Representation of Click-Stream DataSequences for Learning User Navigational Behavior by Using Embeddings

Ölmezoğulları E., AKTAŞ M. S.

IEEE Big Data, User Understanding from BigData Workshop, 12 December 2020 identifier identifier

  • Publication Type: Conference Paper / Full Text
  • Doi Number: 10.1109/bigdata50022.2020.9378437
  • Keywords: User browsing graph-data, Clickstream data, User browsing behavior analysis, Unsupervised Machine Learning, Clustering, Embedding


User behavior can be identified by clustering the web-site navigational patterns expressed by clickstream sequences. Representation of clickstream sequences is yet a challenging problem.

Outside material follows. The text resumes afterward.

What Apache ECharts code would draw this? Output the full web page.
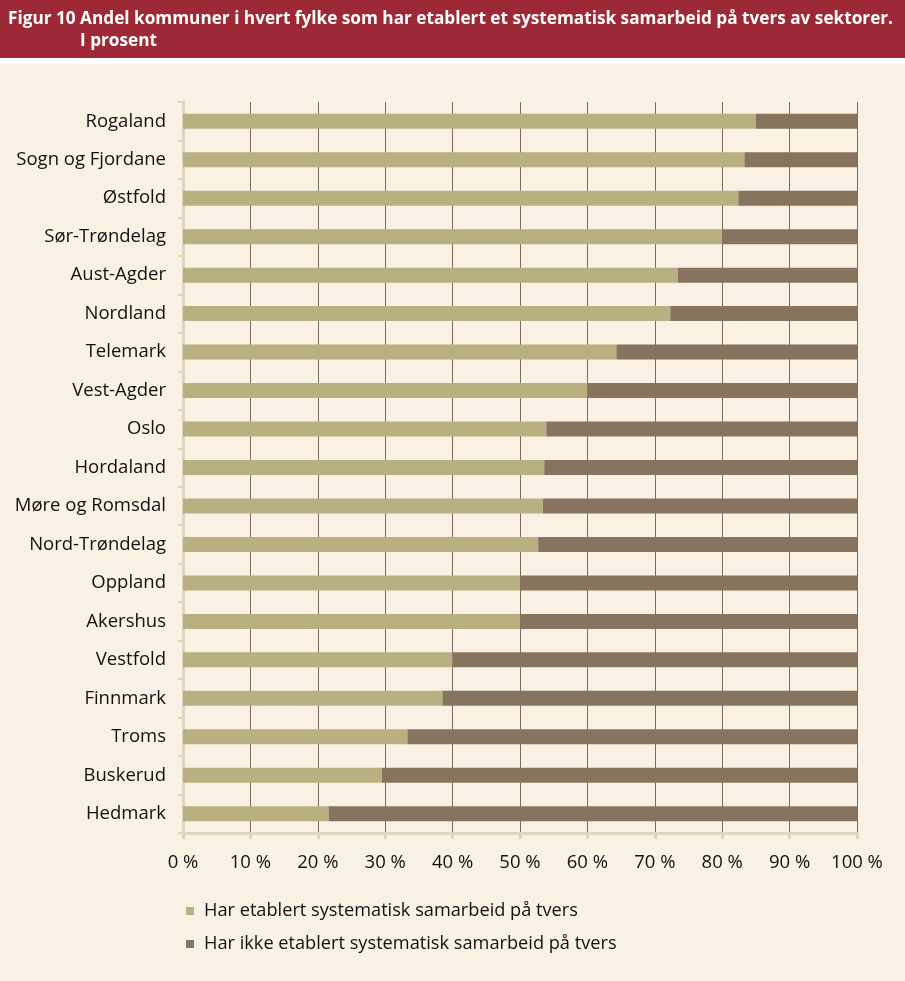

The main difficulty is related to the fact that one needs to represent clickstream sequences, which mainly consists of dynamic URLs, in such a way that traditional clustering algorithms are applicable to group together these sequences. In this study, we present the application of embedding approaches to represent click-stream data sequences, to enable machine learning algorithms learn the users' navigational behaviors on web-sites. By utilizing embedding representation, we propose an algorithm that takes clickstream data as input and creates clustered sequential patterns. We discuss the details of different representation algorithms and present its evaluations. We investigate the accuracy in finding the hidden clustered data sequences within the clickstream data. The results show that Word2Vec, representation method that can lead to high quality clustering of user navigational patterns.